A Assembleia Legislativa do Rio de Janeiro (ALERJ) até agora parece ser quem mais está apoiando a causa dos estudantes e objetivando regular e definir os limites desta privataria educacional. Em seu âmbito instaurou-se uma CPI para investigar as ações dos grupos atuantes no sistema de ensino superior do Estado do Rio de Janeiro, em todos os níveis e modalidades, e o relator desta CPI, o deputado Robson Leite (PT-RJ) já está em fase de conclusão de um relatório cuidadoso e aprofundado que procura apreender o fenômeno em sua totalidade.
A CPI analisou todos os grupos educacionais e de investimentos que atuam no Estado do Rio de Janeiro e no Brasil, num total de dezesseis, alguns dos quais com participações em lojas de varejo, bancos, fábricas de bebidas alcoólicas, jornais de grande porte, lanchonetes de fast-food, lojas de modas, indústrias de fármacos, automóveis, metais etc. Muitos são grandes sociedades de capital aberto e há mais de um com sede nos Estados Unidos atuando inclusive na educação básica de nossas crianças e jovens. Um bom exemplo de gigantismo multinacional é o grupo Laureate International Universities, presidido pelo ex-presidente Bill Clinton dos Estados Unidos. Este grupo é uma corporação que recentemente desnacionalizou o IBMR e é considerado o maior grupo mundial de ensino superior; está presente nos cinco continentes, em 29 países, e administra mais de 60 instituições, 740.000 estudantes matriculados e 60 mil “colaboradores”.

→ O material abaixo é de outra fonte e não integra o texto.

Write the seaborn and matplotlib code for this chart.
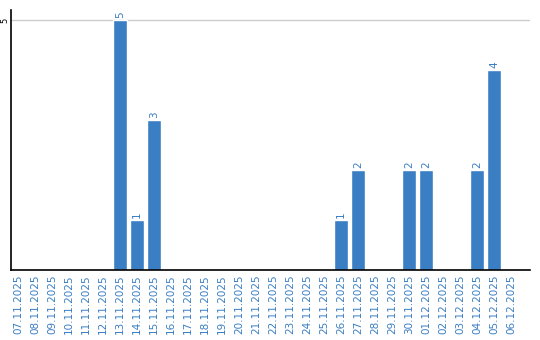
import matplotlib
matplotlib.use("Agg")
import matplotlib.pyplot as plt
import seaborn as sns
import pandas as pd

dates = ["07.11.2025", "08.11.2025", "09.11.2025", "10.11.2025", "11.11.2025",
         "12.11.2025", "13.11.2025", "14.11.2025", "15.11.2025", "16.11.2025",
         "17.11.2025", "18.11.2025", "19.11.2025", "20.11.2025", "21.11.2025",
         "22.11.2025", "23.11.2025", "24.11.2025", "25.11.2025", "26.11.2025",
         "27.11.2025", "28.11.2025", "29.11.2025", "30.11.2025", "01.12.2025",
         "02.12.2025", "03.12.2025", "04.12.2025", "05.12.2025", "06.12.2025"]
values = [0, 0, 0, 0, 0, 0, 5, 1, 3, 0, 0, 0, 0, 0, 0, 0, 0, 0, 0, 1, 2, 0, 0, 2, 2, 0, 0, 2, 4, 0]

sns.set_style("white")
plt.rcParams['font.family'] = ['DejaVu Sans']

blue = "#3a7ec3"
df = pd.DataFrame({"date": dates, "value": values})

fig = plt.figure(figsize=(5.4, 3.4), dpi=100)
ax = fig.add_axes([0.0204, 0.2059, 0.9611, 0.7647])
sns.barplot(data=df, x="date", y="value", color=blue, width=0.82, saturation=1, ax=ax)

ax.set_xlim(-0.41, 30.1)
ax.set_ylim(0, 5.2)
ax.set_yticks([5])
ax.set_yticklabels(["5"], rotation=90, va="center", fontsize=6)
ax.tick_params(axis="y", length=0, pad=1.5, colors="black")
ax.tick_params(axis="x", length=0, pad=3)
ax.set_xticks(range(len(dates)))
ax.set_xticklabels(dates, rotation=90, fontsize=7.5, color=blue)
ax.set_xlabel("")
ax.set_ylabel("")
ax.axhline(5, color="#cccccc", linewidth=1, zorder=0)

for s in ["top", "right"]:
    ax.spines[s].set_visible(False)
for s in ["left", "bottom"]:
    ax.spines[s].set_color("black")
    ax.spines[s].set_linewidth(1.2)

for i, v in enumerate(values):
    if v > 0:
        ax.text(i, v + 0.04, str(v), rotation=90, ha="center", va="bottom",
                fontsize=7.5, color=blue)

fig.savefig("out.png", dpi=100)
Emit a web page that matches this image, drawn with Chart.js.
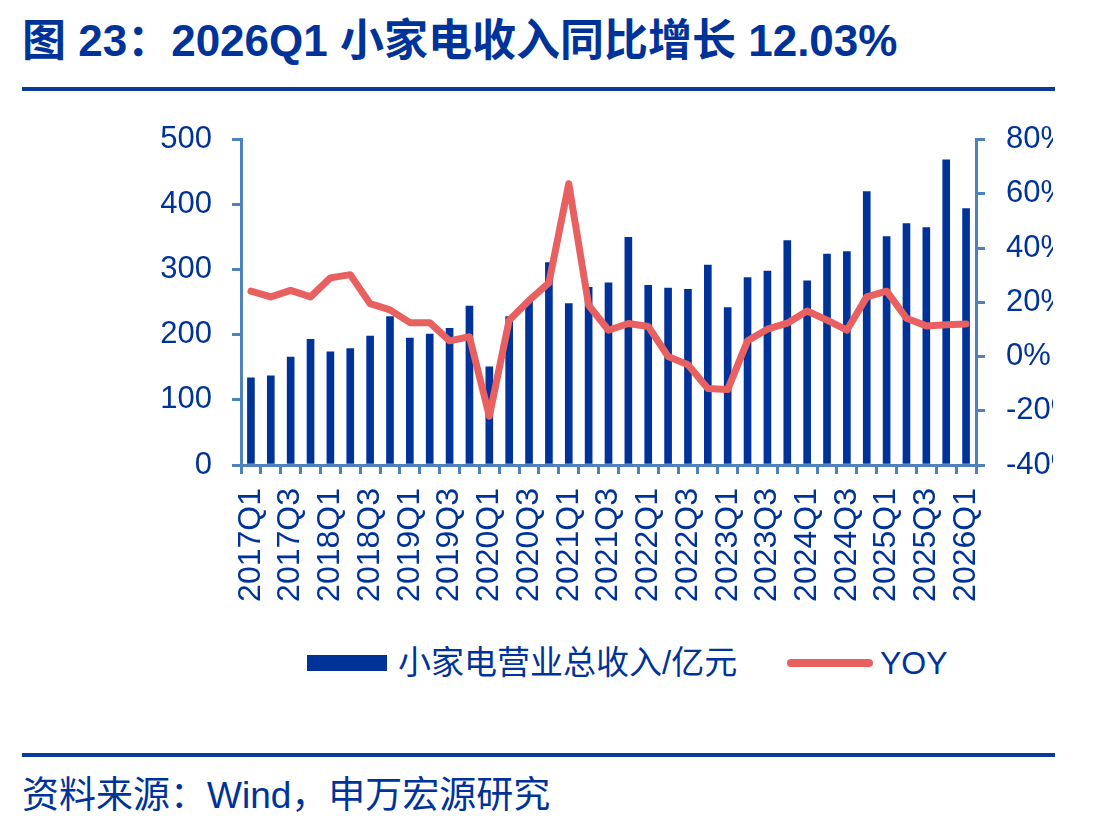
<!DOCTYPE html>
<html>
<head>
<meta charset="utf-8">
<script src="https://cdn.jsdelivr.net/npm/chart.js"></script>
<style>
  body { margin: 0; background: #fff; width: 1113px; height: 830px; position: relative; overflow: hidden;
         font-family: "Liberation Sans", "Noto Sans CJK SC", Arial, sans-serif; color: #00339a; }
  .title { position: absolute; left: 22px; top: 5px; font-size: 44px; font-weight: bold; white-space: nowrap; }
  .rule { position: absolute; left: 22px; width: 1033px; height: 4px; background: #0b3a9a; }
  #wrap { position: absolute; left: 0; top: 100px; }
  .leg { position: absolute; font-size: 33px; line-height: 34px; white-space: nowrap; }
  .source { position: absolute; left: 22px; top: 776px; font-size: 37px; line-height: 40px; white-space: nowrap; }
</style>
</head>
<body>
<div class="title">图 23：2026Q1 小家电收入同比增长 12.03%</div>
<div class="rule" style="top:87px"></div>

<div id="wrap"><canvas id="chart" width="1053" height="505"></canvas></div>

<div style="position:absolute;left:307px;top:655px;width:80px;height:16px;background:#003399"></div>
<div class="leg" style="left:398px;top:646px">小家电营业总收入/亿元</div>
<div style="position:absolute;left:787px;top:659px;width:86px;height:8px;border-radius:4px;background:#e8605f"></div>
<div class="leg" style="left:880px;top:646px;font-size:32px">YOY</div>

<div class="rule" style="top:753px"></div>
<div class="source">资料来源：Wind，申万宏源研究</div>

<script>
// 季度
const quarters = [
  '2017Q1','2017Q2','2017Q3','2017Q4','2018Q1','2018Q2','2018Q3','2018Q4',
  '2019Q1','2019Q2','2019Q3','2019Q4','2020Q1','2020Q2','2020Q3','2020Q4',
  '2021Q1','2021Q2','2021Q3','2021Q4','2022Q1','2022Q2','2022Q3','2022Q4',
  '2023Q1','2023Q2','2023Q3','2023Q4','2024Q1','2024Q2','2024Q3','2024Q4',
  '2025Q1','2025Q2','2025Q3','2025Q4','2026Q1'
];
// 小家电营业总收入/亿元
const revenue = [
  134, 137, 166, 193, 174, 179, 198, 228,
  195, 201, 210, 244, 151, 228, 252, 311,
  248, 273, 280, 350, 276, 272, 270, 307,
  242, 288, 298, 345, 283, 324, 328, 420,
  351, 371, 365, 469, 394
];
// YOY (%)
const yoy = [
  24.1, 22.0, 24.4, 22.0, 29.0, 30.2, 19.5, 17.2,
  12.5, 12.5, 5.8, 7.3, -22.0, 13.4, 20.7, 27.2,
  63.7, 18.9, 9.7, 12.2, 11.1, 0.0, -3.0, -11.8,
  -12.2, 5.8, 10.1, 12.3, 16.8, 13.4, 9.7, 22.0,
  24.1, 14.1, 11.3, 11.7, 12.03
];
const leftTicks = [0, 500, 100];
const rightTicks = [-40, 80, 20];

const blue = '#003399';
const red = '#e8605f';
const axisColor = '#4f81bd';
const font = '"Liberation Sans", Arial, sans-serif';

const ctx = document.getElementById('chart').getContext('2d');
new Chart(ctx, {
  data: {
    labels: quarters,
    datasets: [{
      type: 'line',
      label: 'YOY',
      data: yoy,
      yAxisID: 'y1',
      borderColor: red,
      borderWidth: 7,
      pointRadius: 0,
      tension: 0,
      borderJoinStyle: 'round',
      borderCapStyle: 'round',
      order: 0
    }, {
      type: 'bar',
      label: '小家电营业总收入/亿元',
      data: revenue,
      yAxisID: 'y',
      backgroundColor: blue,
      barThickness: 7,
      order: 1
    }]
  },
  options: {
    responsive: false,
    animation: false,
    layout: { padding: { top: 37, left: 0, right: 0, bottom: 0 } },
    plugins: { legend: { display: false }, tooltip: { enabled: false } },
    scales: {
      x: {
        grid: { drawOnChartArea: false, offset: true, color: axisColor, lineWidth: 3, tickLength: 9 },
        border: { color: axisColor, width: 3 },
        ticks: {
          autoSkip: false, minRotation: 90, maxRotation: 90, padding: 14,
          color: blue, font: { family: font, size: 32 },
          callback: function (v, i) { return i % 2 === 0 ? quarters[i] : ''; }
        },
        afterFit: function (s) { s.height = 140; }
      },
      y: {
        position: 'left',
        min: leftTicks[0], max: leftTicks[1],
        grid: { drawOnChartArea: false, color: axisColor, lineWidth: 3, tickLength: 9 },
        border: { color: axisColor, width: 3 },
        ticks: { stepSize: leftTicks[2], color: blue, font: { family: font, size: 31 }, padding: 20 },
        afterFit: function (s) { s.width = 241; }
      },
      y1: {
        position: 'right',
        min: rightTicks[0], max: rightTicks[1],
        grid: { drawOnChartArea: false, color: axisColor, lineWidth: 3, tickLength: 9 },
        border: { color: axisColor, width: 3 },
        ticks: {
          stepSize: rightTicks[2], color: blue, font: { family: font, size: 31 }, padding: 21,
          callback: function (v) { return v + '%'; }
        },
        afterFit: function (s) { s.width = 77; }
      }
    }
  }
});
</script>
</body>
</html>
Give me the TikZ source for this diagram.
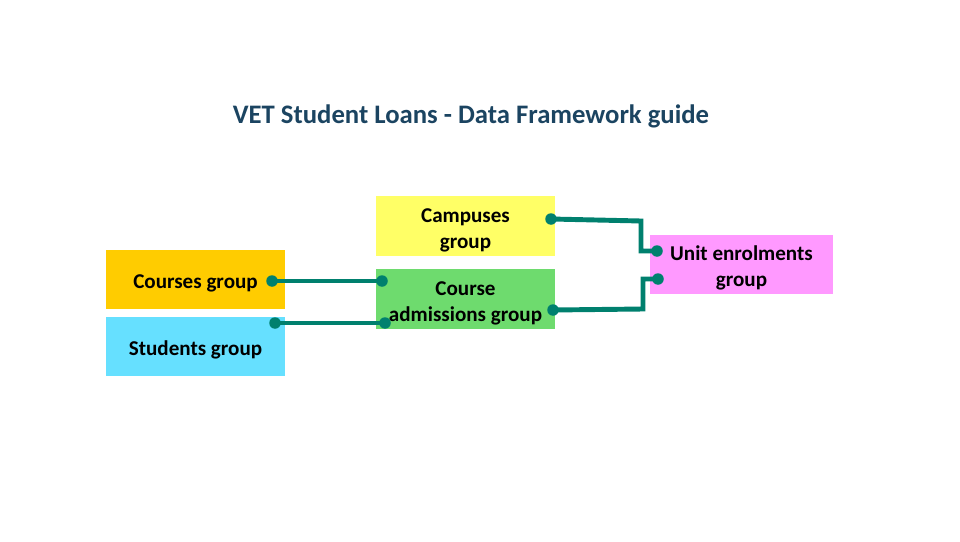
\documentclass[tikz,border=0pt]{standalone}
\usepackage{fontspec}
\setmainfont{Carlito}
\usetikzlibrary{positioning}

\definecolor{titleblue}{HTML}{1B4461}
\definecolor{linkteal}{HTML}{00806E}
\definecolor{coursegold}{HTML}{FFCC00}
\definecolor{studentcyan}{HTML}{66E0FF}
\definecolor{campusyellow}{HTML}{FFFF66}
\definecolor{admitgreen}{HTML}{6EDB6E}
\definecolor{unitpink}{HTML}{FF99FF}

% strut that pushes the box text a little lower
\newcommand{\tallrow}{\rule{0pt}{12.6pt}}

\tikzset{
  groupbox/.style={fill=#1,minimum width=3.58cm,minimum height=1.2cm,
    align=center,inner sep=0pt,font=\fontsize{12}{14.8}\selectfont\bfseries},
  link/.style={linkteal,line width=2.8pt},
  linkdot/.style={fill=linkteal,circle,inner sep=0pt,minimum size=0.23cm}
}

\begin{document}
\begin{tikzpicture}[x=0.02cm,y=-0.02cm]
\useasboundingbox (0,0) rectangle (960,541);

% ---- title ----
\node[titleblue,font=\fontsize{15.2}{18}\selectfont\bfseries] (title) at (471,116)
  {VET Student Loans - Data Framework guide};

% ---- five group boxes ----
\node[groupbox=coursegold]   (courses)  at (195.5,279.5) {\tallrow Courses group};
\node[groupbox=studentcyan]  (students) at (195.5,346.5) {\tallrow Students group};
\node[groupbox=campusyellow] (campuses) at (465.5,226)   {\tallrow Campuses\\group};
\node[groupbox=admitgreen]   (admit)    at (465.5,299)   {\tallrow Course\\admissions group};
\node[groupbox=unitpink,minimum width=3.66cm] (units) at (741.5,264.5) {\tallrow Unit enrolments\\group};

% ---- connector end points ----
\coordinate (cA) at (272,281);  % courses
\coordinate (cB) at (382,281);  % admissions, upper
\coordinate (sA) at (275,323);  % students
\coordinate (sB) at (385,323);  % admissions, lower
\coordinate (pA) at (551,219);  % campuses
\coordinate (pB) at (657,251);  % units, upper
\coordinate (aA) at (553,310);  % admissions, right
\coordinate (aB) at (658,279);  % units, lower

% ---- connectors ----
\draw[link] (cA) -- (cB);
\draw[link] (sA) -- (sB);
\draw[link] (pA) -- (641,221) -- (641,251) -- (pB);
\draw[link] (aA) -- (643,309) -- (643,279) -- (aB);

\foreach \p in {cA,cB,sA,sB,pA,pB,aA,aB}
  \node[linkdot] at (\p) {};

\end{tikzpicture}
\end{document}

Pelo tamanho deste tsunami privatista mede-se o tamanho do desafio da CPI alerjiana em um combate desigual que nos faz lembrar o pequeno David contra o gigante Golias. Obviamente só uma atiradeira não é suficiente, a menos que se tenha proteção divina. Sem esta proteção a sociedade e diversas instituições comprometidas com o nosso atual projeto de sociabilidade precisam estar envolvidas em ações efetivas para fortalecer a CPI e exigir que os seus encaminhamentos sejam realizados prontamente. A CPI não pode ser esvaziada e engavetada pelos lobbies e grupos de interesses.
Talvez a constituição imediata de um grupo de trabalho com representantes das Comissões de Educação da Câmara Federal e da ALERJ, MEC (SERES, INEP, CAPES etc.), do PROCON, SN-Andes, Sinpro-RJ, UNE etc. seja ideal e imprescindível. Mas mesmo que não se efetive este esforço conjunto, está claro que o MEC precisa assumir o protagonismo de destaque que lhe compete.